On my return, I say, ‘That was Kim Jansen.’
‘Jesus,’ says Jess. ‘She’s the last person we need.’
‘She says she’s pulling up outside.’
‘Who is she?’ asks the head.
‘The assistant commissioner of the Met.’ Jess rounds on me. ‘Did you call her?’
‘No. Of course not. Presumably the school contacted the police?’ I look at Ms Ditton, who nods. ‘And someone must have informed Kim, I suppose.’
‘Well it’s odd. And I want you to tell her to fuck right off.’
‘But isn’t it a good thing the police are taking this seriously?’ Ms Ditton is bewildered.
‘I’ll go and see what she’s doing here,’ I say. ‘I’ll encourage her to leave, but I can’t be sure she’ll listen to me.’
Outside the gates, there’s a navy blue official Jaguar, and a Vauxhall estate dressed in the luminescent yellow and blue Met livery. Kim is sitting next to the driver in the Jag. She winds down the window, and signals to me to wait, while she finishes a call. I walk up and down, increasingly agitated. I can see she’s actually laughing as she winds up on the phone. It is a struggle to suppress my rage.
She steps onto the pavement. ‘Jess must be frantic.’
I’m not in the mood for her phoney sympathy. ‘Why are you here.’
‘Your names were live on our database of open cases, because of your involvement in the Marilyn Krol suicide. Control room alerted me and I came straight over. We’ll obviously do everything we can to find Amy.’
The officers in the other car are getting out to join us. ‘Don’t give me that sanctimonious bollocks,’ I snarl. ‘I don’t believe your internal systems are anywhere near as efficient as that. You knew this was going to happen. You’re here because you’re in on it.’
Jansen looks around to see if we’ve been overheard. ‘Calm down.’ She shoots her colleagues a look and they instantly withdraw from earshot. ‘What you’ve just said is wrong and totally out of order. I’m here to help. If you have any sense, you’ll tell me everything you know. You can trust me.’
She’s the last person I trust. But however much she’s been corrupted by Elliott, she seems genuinely anxious.
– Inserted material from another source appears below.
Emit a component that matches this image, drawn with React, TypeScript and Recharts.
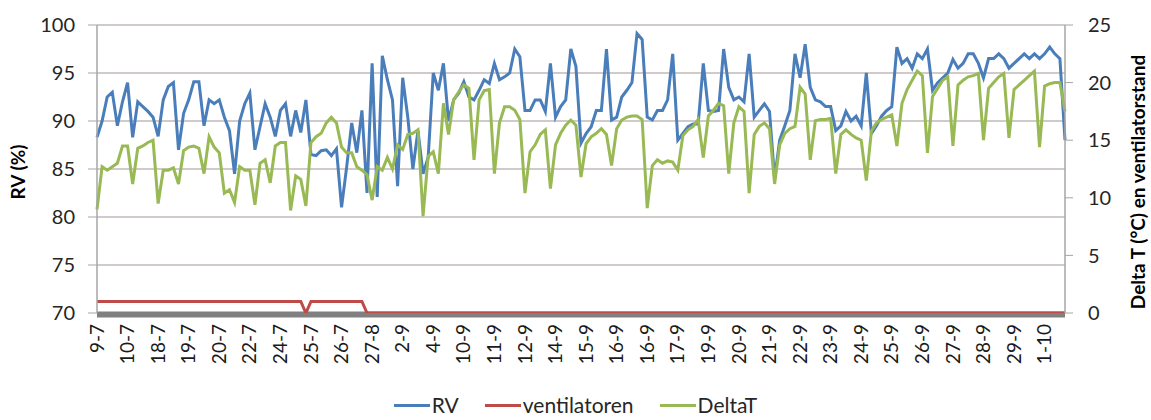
/**
 * Relative humidity, fan state and temperature difference per day.
 *
 * RV (%) sits on the left axis (70-100); ventilatoren (0/1) and DeltaT
 * share the right axis (0-25). Six readings per labelled day.
 */

import { LineChart, Line, XAxis, YAxis, CartesianGrid, Legend, Label } from 'recharts';

const POINTS_PER_DAY = 6;

const dayLabels = [
  '9-7', '10-7', '18-7', '19-7', '20-7', '22-7', '24-7', '25-7', '26-7', '27-8',
  '2-9', '4-9', '10-9', '11-9', '12-9', '14-9', '15-9', '16-9', '16-9', '17-9',
  '19-9', '20-9', '21-9', '22-9', '23-9', '24-9', '25-9', '26-9', '27-9', '28-9',
  '29-9', '1-10',
];

const rv = [
  88.3, 90, 92.5, 93, 89.5, 92, 94, 88.3, 92, 91.5,
  91, 90.4, 88.4, 92.2, 93.6, 94, 87, 90.8, 92.2, 94.1,
  94.1, 89.5, 92.2, 91.8, 92.2, 90.4, 89, 84.5, 90, 91.8,
  92.9, 87, 89.4, 91.8, 90.4, 88.4, 91.1, 91.8, 88.4, 91.1,
  88.8, 92.2, 86.5, 86.4, 86.9, 87, 86.4, 87.1, 81, 85.2,
  89.8, 86.7, 91.1, 82.5, 96, 82.1, 96.8, 94.3, 92.2, 83.2,
  94.5, 90.4, 85, 89, 84.5, 86.2, 95, 93.2, 96, 90,
  92.2, 92.9, 94.1, 92.5, 92.2, 93.2, 94.3, 93.9, 96, 94.3,
  94.6, 95, 97.5, 96.7, 91.1, 91.1, 92.2, 92.2, 91, 96,
  90.4, 91.5, 92.2, 97.5, 95.7, 87.7, 88.7, 89.4, 91.1, 91.1,
  97.5, 90.1, 90.4, 92.5, 93.2, 94, 99.1, 98.5, 90.4, 90.1,
  91.1, 91.1, 92.2, 97, 88, 88.7, 89.4, 89.7, 89.7, 96,
  91.1, 91, 91.1, 97.5, 93.5, 92.2, 92.5, 92, 97, 90.4,
  91.1, 91.8, 91, 84, 88, 89.5, 91.1, 97, 94.5, 98,
  93.5, 92.2, 92, 91.5, 91.5, 89, 89.5, 91, 90, 90.5,
  89.5, 95, 88.7, 89.5, 90.5, 91.1, 91.5, 97.7, 96, 96.5,
  95.5, 97, 96.5, 97.5, 93.2, 94, 94.5, 95, 96.4, 95.5,
  96, 97, 97, 96, 94.5, 96.5, 96.5, 97, 96.5, 95.5,
  96, 96.5, 97, 96.5, 97, 96.5, 97, 97.7, 97, 96.5,
  88,
];

const deltaT = [
  9, 12.7, 12.4, 12.7, 13, 14.5, 14.5, 11.2, 14.3, 14.5,
  14.8, 15, 9.5, 12.4, 12.4, 12.6, 11.2, 14.1, 14.4, 14.5,
  14.3, 12.1, 15.3, 14.4, 13.9, 10.4, 10.7, 9.6, 12.7, 12.4,
  12.4, 9.4, 13, 13.3, 11.3, 14.5, 14.8, 14.8, 8.9, 11.9,
  11.6, 9.3, 14.8, 15.3, 15.6, 16.5, 17, 16.5, 14.4, 13.9,
  13.9, 12.7, 12.4, 12, 9.8, 12.7, 12.4, 13.5, 12.5, 14.6,
  14.2, 15.5, 15.6, 15.9, 8.4, 13.6, 14, 12.1, 18.2, 15.5,
  18.5, 19.2, 19.8, 19.5, 13.3, 18.5, 19.3, 19.4, 12.1, 16.5,
  17.9, 17.9, 17.6, 16.8, 10.4, 14, 14.6, 15.5, 15.9, 10.8,
  14.6, 15.6, 16.3, 16.75, 16.3, 11.8, 14.7, 15.3, 15.6, 16,
  15.5, 12.8, 16, 16.75, 17, 17.1, 17.1, 16.8, 9.1, 12.8,
  13.3, 13, 13.2, 13.1, 12.4, 15.4, 15.9, 16.2, 16.8, 13.5,
  17.1, 17.6, 18.2, 18, 12.1, 16.5, 17.9, 17.5, 10.4, 15.5,
  16.2, 16.5, 16, 11.2, 14.6, 15.6, 16, 16.2, 19.6, 19,
  13.3, 16.7, 16.8, 16.8, 16.9, 12.1, 15.5, 15.9, 15.5, 15.2,
  15, 11.5, 15.8, 16.5, 16.8, 17, 17.2, 14.5, 18.2, 19.4,
  20.2, 21, 20.6, 13.9, 18.8, 19.5, 20.2, 20.5, 14.5, 19.8,
  20.2, 20.5, 20.6, 20.8, 15, 19.5, 20, 20.5, 20.8, 15.2,
  19.4, 19.8, 20.2, 20.6, 21, 14.4, 19.7, 19.9, 20, 20,
  17.5,
];

// fan stand: on until late July with a short stop, off afterwards
const ventilatoren = [
  1, 1, 1, 1, 1, 1, 1, 1, 1, 1, 1, 1, 1, 1, 1, 1, 1, 1, 1, 1,
  1, 1, 1, 1, 1, 1, 1, 1, 1, 1, 1, 1, 1, 1, 1, 1, 1, 1, 1, 1,
  1, 0, 1, 1, 1, 1, 1, 1, 1, 1, 1, 1, 1, 0, 0, 0, 0, 0, 0, 0,
  0, 0, 0, 0, 0, 0, 0, 0, 0, 0, 0, 0, 0, 0, 0, 0, 0, 0, 0, 0,
  0, 0, 0, 0, 0, 0, 0, 0, 0, 0, 0, 0, 0, 0, 0, 0, 0, 0, 0, 0,
  0, 0, 0, 0, 0, 0, 0, 0, 0, 0, 0, 0, 0, 0, 0, 0, 0, 0, 0, 0,
  0, 0, 0, 0, 0, 0, 0, 0, 0, 0, 0, 0, 0, 0, 0, 0, 0, 0, 0, 0,
  0, 0, 0, 0, 0, 0, 0, 0, 0, 0, 0, 0, 0, 0, 0, 0, 0, 0, 0, 0,
  0, 0, 0, 0, 0, 0, 0, 0, 0, 0, 0, 0, 0, 0, 0, 0, 0, 0, 0, 0,
  0, 0, 0, 0, 0, 0, 0, 0, 0, 0, 0,
];

const rvTicks = [70, 75, 80, 85, 90, 95, 100];
const deltaTicks = [0, 5, 10, 15, 20, 25];

const COLORS = {
  rv: '#4a7ebb',
  ventilatoren: '#be4b48',
  deltaT: '#98b954',
};

const FONT = 'Lato, "Open Sans", sans-serif';
const TEXT = '#262626';
const GRID = '#c2b8b8';

const data = rv.map((value, i) => ({
  idx: i,
  RV: value,
  ventilatoren: ventilatoren[i],
  DeltaT: deltaT[i],
}));

const legendItems = [
  { name: 'RV', color: COLORS.rv },
  { name: 'ventilatoren', color: COLORS.ventilatoren },
  { name: 'DeltaT', color: COLORS.deltaT },
];

function DayTick({ x, y, payload }: any) {
  const label = dayLabels[Math.floor(payload.value / POINTS_PER_DAY)];
  return (
    <text
      x={x}
      y={y}
      dy="0.35em"
      transform={`rotate(-90, ${x}, ${y})`}
      textAnchor="end"
      fill="#1a1a1a"
      fontSize={19}
      fontFamily={FONT}
    >
      {label}
    </text>
  );
}

// Grid lines; the base line doubles as the heavy grey category axis,
// drawn under the series so the red fan line stays visible on top.
function GridLine(props: any) {
  const { x1, y1, x2, y2 } = props;
  if (y1 > 310) {
    return (
      <line x1={x1} y1={y1 + 1.5} x2={x2} y2={y2 + 1.5} stroke="#808080" strokeWidth={6} />
    );
  }
  return <line x1={x1} y1={y1} x2={x2} y2={y2} stroke={GRID} strokeWidth={1.5} />;
}

function axisTitle(text: string, x: number, y: number) {
  return () => (
    <text
      x={x}
      y={y}
      dy="0.35em"
      transform={`rotate(-90, ${x}, ${y})`}
      textAnchor="middle"
      fill="#000"
      fontSize={19}
      fontWeight={700}
      fontFamily={FONT}
    >
      {text}
    </text>
  );
}

function LegendContent() {
  return (
    <div
      style={{
        display: 'flex',
        justifyContent: 'center',
        alignItems: 'center',
        gap: 26,
        paddingTop: 18,
        fontFamily: FONT,
        fontSize: 21,
        color: TEXT,
        lineHeight: '24px',
      }}
    >
      {legendItems.map((item) => (
        <span key={item.name} style={{ display: 'flex', alignItems: 'center' }}>
          <span
            style={{
              display: 'inline-block',
              width: 36,
              height: 3,
              background: item.color,
              marginRight: 2,
            }}
          />
          {item.name}
        </span>
      ))}
    </div>
  );
}

export default function App() {
  return (
    <div
      style={{
        position: 'absolute',
        left: 0,
        top: 0,
        width: 1151,
        height: 420,
        background: '#fff',
        fontFamily: FONT,
      }}
    >
      <LineChart
        width={1151}
        height={420}
        data={data}
        margin={{ top: 25, right: 0, bottom: 0, left: 0 }}
      >
        <CartesianGrid
          yAxisId="rv"
          vertical={false}
          horizontal={GridLine}
          stroke={GRID}
        />
        <XAxis
          dataKey="idx"
          type="category"
          height={62}
          interval={POINTS_PER_DAY - 1}
          tickLine={false}
          tickSize={0}
          tickMargin={11}
          tick={<DayTick />}
          axisLine={false}
        />
        <YAxis
          yAxisId="rv"
          orientation="left"
          type="number"
          width={97}
          domain={[70, 100]}
          ticks={rvTicks}
          allowDataOverflow
          axisLine={{ stroke: '#a6a6a6', strokeWidth: 1.5 }}
          tickLine={{ stroke: '#a6a6a6' }}
          tickSize={9}
          tickMargin={13}
          tick={{ fill: TEXT, fontSize: 20, fontFamily: FONT }}
        >
          <Label content={axisTitle('RV (%)', 18, 172)} />
        </YAxis>
        <YAxis
          yAxisId="dt"
          orientation="right"
          type="number"
          width={86}
          domain={[0, 25]}
          ticks={deltaTicks}
          allowDataOverflow
          axisLine={{ stroke: '#a6a6a6', strokeWidth: 1.5 }}
          tickLine={{ stroke: '#a6a6a6' }}
          tickSize={8}
          tickMargin={15}
          tick={{ fill: TEXT, fontSize: 20, fontFamily: FONT }}
        >
          <Label content={axisTitle('Delta T (°C) en ventilatorstand', 1138, 182)} />
        </YAxis>
        <Legend verticalAlign="bottom" height={45} content={LegendContent} />
        <Line
          yAxisId="rv"
          type="linear"
          dataKey="RV"
          stroke={COLORS.rv}
          strokeWidth={3}
          dot={false}
          activeDot={false}
          isAnimationActive={false}
        />
        <Line
          yAxisId="dt"
          type="linear"
          dataKey="ventilatoren"
          stroke={COLORS.ventilatoren}
          strokeWidth={3}
          dot={false}
          activeDot={false}
          isAnimationActive={false}
        />
        <Line
          yAxisId="dt"
          type="linear"
          dataKey="DeltaT"
          stroke={COLORS.deltaT}
          strokeWidth={3}
          dot={false}
          activeDot={false}
          isAnimationActive={false}
        />
      </LineChart>
    </div>
  );
}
‘Amy has been taken away by a couple who were using a car – an oversized Bentley – owned by a Russian billionaire called Primakov. I imagine his name is familiar, because he’s in business with your Malmsey friends Elliott and Jackson. Jess and I have been investigating their criminal activities, which include blackmailing a Bank of England director, fraudulently hiding massive losses in the MHH fund from creditors and investors, and failing to disclose substantial purchases of NewGate shares. And just to avoid any doubt in your mind about what I think about your culpability, if there is so much as a scratch on Amy, I will make it my life’s mission to destroy you.’
Kim’s jaw tightens. ‘Pipe down, before you say something you’ll regret. I can only imagine how upset Ms Neeskens feels. But don’t confuse conspiracy fantasies with the real world. You can rest assured I take the disappearance of a child very seriously. We will move heaven and earth to find her. First of all, though, it’s best if we go inside and talk with the head.’
‘Jess doesn’t want you here,’ I say.
‘It’s not her call. As I said, the disappearance of a seven-year-old is extremely serious.’
‘Did Elliott give you that script?’
Without responding, she strides into the school, the officers trailing behind. A moment later, Jess comes out.
‘I told you to get rid of her.’
I shrug. ‘I told her she wasn’t wanted, but she wouldn’t listen. Why have you left the office?’
‘She said she needed to talk to the head alone.’
Jess looks around the playground, presumably hoping for a miracle and that Amy will pop out from behind the climbing frame or the sparse trees. ‘Gil, what did you say to the Russian? What does he want from us?’
‘I don’t know. Maybe he’s in on the Athena deal and knows that if we expose it then it probably won’t happen.’
‘Oh don’t be so stupid,’ she hisses. I feel as though I’ve been slapped. ‘Take responsibility for once in your life. It’s all because you prevented the initial takeover of NewGate and then you told Tudor to nationalise. You cost Primakov a fortune. It’s his revenge.’